Iucn red list officially declares multiple species extinct in 2025: slender-billed curlew and christmas island shrew among the lost

The International Union for Conservation of Nature (IUCN) Red List has formally declared several species extinct in 2025, marking the end of years-long scientific assessments that confirm what researchers have long suspected. While these species may have vanished from the wild years or even decades ago, their official extinction status represents a sobering milestone in the ongoing biodiversity crisis.

The slender-billed curlew, a grayish-brown migratory waterbird that once traveled between breeding grounds in Siberia and the Kazakh Steppe to wintering areas across Europe, North Africa, and the Middle East, hasn’t been reliably documented since 1995. The last confirmed photograph was captured on Morocco’s Atlantic coast nearly 30 years ago.

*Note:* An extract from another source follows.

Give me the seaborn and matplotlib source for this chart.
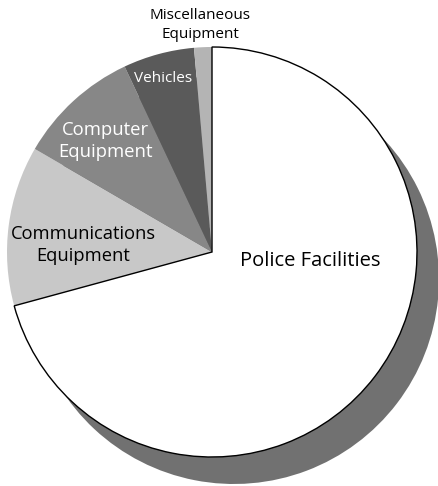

Conservation scientist Geoff Hilton from the UK’s Wildfowl & Wetlands Trust reflected on the loss, noting that “we arguably spent too much time watching the bird’s decline and not enough actually trying to fix things.”

Also joining the extinction list is the Christmas Island shrew, a tiny mammal that was once common across Australia’s Christmas Island. After being widespread historically, only four confirmed sightings were recorded in the 20th century—two in 1958, one in 1984, and the final observation in 1985. Scientists believe the species fell victim to a blood-borne parasite carried by invasive black rats, the same threat that eliminated two endemic rat species on the island. These official declarations serve as stark reminders of the urgent need for proactive conservation efforts before species reach the point of no return.